Tugan Sokhiev begins his guest performance with the Berliner Philharmoniker with Antonín Dvořák’s action-packed Carnival Overture. This brilliant furioso offers the best entertainment – including a pastoral summer night idyll and the solitude of the forest.
Édouard Lalo’s Concerto for Cello and Orchestra picks up on the Spanish fashion of the time, in the tradition of which the Symphonie espagnole by this French composer also stands – a work, incidentally, that no less a person than Tchaikovsky was highly impressed with. In Lalo’s Cello Concerto, fiery Iberian rhythms meet brilliant orchestral colours and expansive monologues from the solo instrument, which will be played this evening by Bruno Delepelaire, first principal cellist of the Berliner Philharmoniker.

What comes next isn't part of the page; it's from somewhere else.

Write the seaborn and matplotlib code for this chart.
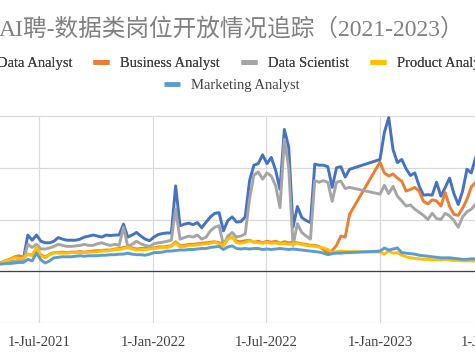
import pandas as pd
import matplotlib
matplotlib.use('Agg')
import matplotlib.pyplot as plt
import matplotlib.dates as mdates
from matplotlib.lines import Line2D
import seaborn as sns

# weekly snapshots, no data between mid-Nov 2022 and the new year
seg_starts = ['2021-04-25', '2023-01-01']
seg_weeks = [82, 23]

series_names = ['Data Analyst', 'Business Analyst', 'Data Scientist',
                'Product Analyst', 'Marketing Analyst']
colors = ['#4472C4', '#ED7D31', '#A5A5A5', '#FFC000', '#5B9BD5']

data_analyst = [
    0.14, 0.16, 0.17, 0.18, 0.19, 0.20, 0.24, 0.70, 0.60, 0.70,
    0.58, 0.55, 0.55, 0.58, 0.65, 0.62, 0.60, 0.60, 0.60, 0.62,
    0.66, 0.68, 0.70, 0.68, 0.66, 0.70, 0.69, 0.70, 0.70, 0.91,
    0.66, 0.70, 0.75, 0.68, 0.62, 0.59, 0.66, 0.71, 0.73, 0.74,
    0.74, 1.65, 0.88, 0.91, 0.93, 0.90, 0.94, 0.84, 0.95, 1.05,
    1.12, 1.13, 0.78, 0.98, 1.05, 0.95, 0.96, 1.05, 1.75, 2.05,
    2.08, 2.25, 2.08, 2.20, 1.95, 1.58, 2.74, 2.40, 0.85, 1.25,
    1.04, 0.98, 0.94, 2.07, 2.05, 2.05, 2.02, 1.62, 2.00, 2.02,
    1.82, 1.97,
    2.16, 2.68, 2.97, 2.35, 2.10, 2.16, 1.98, 1.85, 1.90, 1.65,
    1.47, 1.48, 1.47, 1.72, 1.45, 1.62, 1.80, 1.50, 1.29, 1.55,
    1.97, 1.90, 2.20,
]
business_analyst = [
    0.15, 0.17, 0.21, 0.24, 0.28, 0.30, 0.27, 0.33, 0.31, 0.43,
    0.32, 0.27, 0.33, 0.36, 0.36, 0.37, 0.36, 0.37, 0.37, 0.38,
    0.37, 0.38, 0.39, 0.40, 0.40, 0.41, 0.41, 0.43, 0.44, 0.46,
    0.47, 0.45, 0.43, 0.44, 0.44, 0.45, 0.45, 0.47, 0.47, 0.48,
    0.49, 0.57, 0.49, 0.50, 0.52, 0.52, 0.53, 0.54, 0.55, 0.56,
    0.57, 0.55, 0.51, 0.64, 0.66, 0.58, 0.57, 0.59, 0.60, 0.56,
    0.58, 0.55, 0.58, 0.56, 0.58, 0.54, 0.57, 0.55, 0.56, 0.55,
    0.53, 0.52, 0.50, 0.50, 0.48, 0.42, 0.35, 0.40, 0.50, 0.68,
    0.66, 1.10,
    2.11, 1.90, 1.84, 1.88, 1.80, 1.74, 1.55, 1.58, 1.62, 1.55,
    1.35, 1.30, 1.38, 1.36, 1.26, 1.52, 1.25, 1.10, 1.08, 1.22,
    1.39, 1.63, 1.72,
]
data_scientist = [
    0.14, 0.15, 0.17, 0.18, 0.19, 0.20, 0.22, 0.52, 0.46, 0.52,
    0.43, 0.43, 0.45, 0.48, 0.52, 0.50, 0.48, 0.48, 0.49, 0.50,
    0.52, 0.50, 0.50, 0.53, 0.55, 0.52, 0.50, 0.52, 0.50, 0.85,
    0.48, 0.52, 0.58, 0.53, 0.50, 0.48, 0.53, 0.55, 0.56, 0.58,
    0.60, 1.20, 0.62, 0.65, 0.68, 0.66, 0.70, 0.62, 0.66, 0.78,
    0.85, 0.88, 0.50, 0.68, 0.75, 0.66, 0.68, 0.72, 1.40, 1.86,
    1.92, 1.78, 1.90, 1.84, 1.65, 1.23, 2.55, 2.00, 0.50, 0.92,
    0.75, 0.68, 0.62, 1.75, 1.72, 1.75, 1.72, 1.35, 1.72, 1.74,
    1.60, 1.62,
    1.49, 1.66, 1.50, 1.64, 1.45, 1.36, 1.26, 1.28, 1.20, 1.14,
    1.08, 1.00, 1.12, 1.02, 1.00, 1.12, 1.07, 0.98, 0.85, 1.05,
    1.15, 1.20, 1.30,
]
product_analyst = [
    0.15, 0.17, 0.20, 0.23, 0.26, 0.25, 0.25, 0.33, 0.30, 0.46,
    0.30, 0.26, 0.32, 0.36, 0.35, 0.35, 0.35, 0.36, 0.36, 0.36,
    0.36, 0.37, 0.37, 0.38, 0.39, 0.39, 0.40, 0.42, 0.42, 0.44,
    0.46, 0.43, 0.41, 0.42, 0.42, 0.43, 0.44, 0.45, 0.46, 0.46,
    0.48, 0.55, 0.47, 0.48, 0.50, 0.50, 0.51, 0.52, 0.53, 0.54,
    0.56, 0.53, 0.49, 0.62, 0.66, 0.55, 0.54, 0.56, 0.59, 0.57,
    0.55, 0.54, 0.56, 0.54, 0.55, 0.53, 0.54, 0.52, 0.53, 0.54,
    0.52, 0.50, 0.49, 0.48, 0.47, 0.45, 0.42, 0.36, 0.38, 0.39,
    0.38, 0.38,
    0.37, 0.33, 0.39, 0.35, 0.36, 0.31, 0.28, 0.26, 0.25, 0.24,
    0.23, 0.23, 0.22, 0.22, 0.22, 0.23, 0.22, 0.21, 0.21, 0.20,
    0.20, 0.20, 0.20,
]
marketing_analyst = [
    0.13, 0.14, 0.15, 0.15, 0.16, 0.17, 0.17, 0.23, 0.20, 0.35,
    0.22, 0.16, 0.20, 0.26, 0.27, 0.28, 0.28, 0.28, 0.29, 0.30,
    0.29, 0.30, 0.30, 0.30, 0.31, 0.31, 0.32, 0.32, 0.33, 0.33,
    0.35, 0.33, 0.32, 0.32, 0.31, 0.33, 0.36, 0.36, 0.37, 0.39,
    0.39, 0.40, 0.41, 0.41, 0.42, 0.42, 0.43, 0.44, 0.44, 0.46,
    0.47, 0.48, 0.42, 0.47, 0.49, 0.44, 0.43, 0.44, 0.43, 0.44,
    0.44, 0.42, 0.43, 0.42, 0.43, 0.44, 0.43, 0.42, 0.43, 0.42,
    0.41, 0.40, 0.39, 0.38, 0.37, 0.35, 0.32, 0.34, 0.35, 0.35,
    0.36, 0.36,
    0.39, 0.45, 0.41, 0.43, 0.45, 0.36, 0.35, 0.34, 0.33, 0.31,
    0.30, 0.29, 0.28, 0.27, 0.26, 0.26, 0.26, 0.25, 0.24, 0.23,
    0.23, 0.24, 0.24,
]

title = 'AI聘-数据类岗位开放情况追踪（2021-2023）'


def main():
    dates = pd.DatetimeIndex([])
    for start, n in zip(seg_starts, seg_weeks):
        dates = dates.append(pd.date_range(start, periods=n, freq='7D'))

    values = [data_analyst, business_analyst, data_scientist,
              product_analyst, marketing_analyst]
    frames = []
    for name, vals in zip(series_names, values):
        frames.append(pd.DataFrame({'date': dates, 'value': vals, 'series': name}))
    df = pd.concat(frames, ignore_index=True)

    sns.set_theme(style='white')
    plt.rcParams['font.family'] = ['Liberation Serif', 'Noto Sans CJK SC']

    W, H = 475, 356
    fig = plt.figure(figsize=(W / 100, H / 100), dpi=100)
    # the picture is a crop of a wider chart, so the plot area runs off both sides
    left_px, right_px, top_px, bottom_px = -60, 530, 116, 323
    ax = fig.add_axes([left_px / W, 1 - bottom_px / H,
                       (right_px - left_px) / W, (bottom_px - top_px) / H])

    palette = dict(zip(series_names, colors))
    sns.lineplot(data=df, x='date', y='value', hue='series', hue_order=series_names,
                 palette=palette, linewidth=2.1, legend=False, ax=ax)

    ref = pd.Timestamp('2021-07-01')
    px_per_day = 341 / 549
    ax.set_xlim(ref - pd.Timedelta(days=(39 - left_px) / px_per_day),
                ref + pd.Timedelta(days=(right_px - 39) / px_per_day))
    ax.set_ylim(-1, 3)
    ax.set_yticks([-1, 0, 1, 2, 3])
    ax.xaxis.set_major_locator(mdates.MonthLocator(bymonth=[1, 7]))
    ax.xaxis.set_major_formatter(mdates.DateFormatter('%-d-%b-%Y'))
    ax.grid(True, color='#D9D9D9', linewidth=0.9)
    ax.set_axisbelow(True)
    ax.axhline(0, color='#404040', linewidth=0.9, zorder=1.5)
    for s in ax.spines.values():
        s.set_visible(False)
    ax.tick_params(axis='x', length=0, pad=9, labelsize=10.5, colors='#404040')
    ax.tick_params(axis='y', length=0, labelleft=False)
    ax.set_xlabel('')
    ax.set_ylabel('')

    cx = 232 / W
    fig.text(cx, 1 - 29 / H, title, ha='center', va='center',
             fontsize=17, color='#808080')

    handles = [Line2D([], [], color=c, linewidth=3.5, solid_capstyle='butt') for c in colors]
    leg_kw = dict(frameon=False, fontsize=10.5, handlelength=1.1, handletextpad=0.75,
                  columnspacing=1.45, borderpad=0, labelcolor='#404040')
    leg1 = fig.legend(handles[:4], series_names[:4], ncol=4, loc='center',
                      bbox_to_anchor=(cx - 2 / W, 1 - 63 / H), **leg_kw)
    fig.add_artist(leg1)
    fig.legend(handles[4:], series_names[4:], ncol=1, loc='center',
               bbox_to_anchor=(cx, 1 - 85 / H), **leg_kw)

    fig.savefig('out.png', dpi=100)
    plt.close('all')


if __name__ == '__main__':
    main()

The second half of the concert features music from Tchaikovsky’s ballet Swan Lake, an “album of inspired songs without words” (Boris Assafiev). You don’t need to know the story – in which a princess transformed into a swan can only be redeemed by the love of a prince – to be inspired by the imagery of this music. At a time when ballet music threatened to sink into insignificance alongside great operas, symphonies and symphonic poems, it was Tchaikovsky who proved with his contributions to the genre that ballet music can also be as subtle as it is sophisticated. “I cannot for the life of me understand how the word ‘ballet music’ can be associated with anything negative,” he said – we agree with him, and look forward to the selection from Swan Lake that Tugan Sokhiev has brought together for this concert.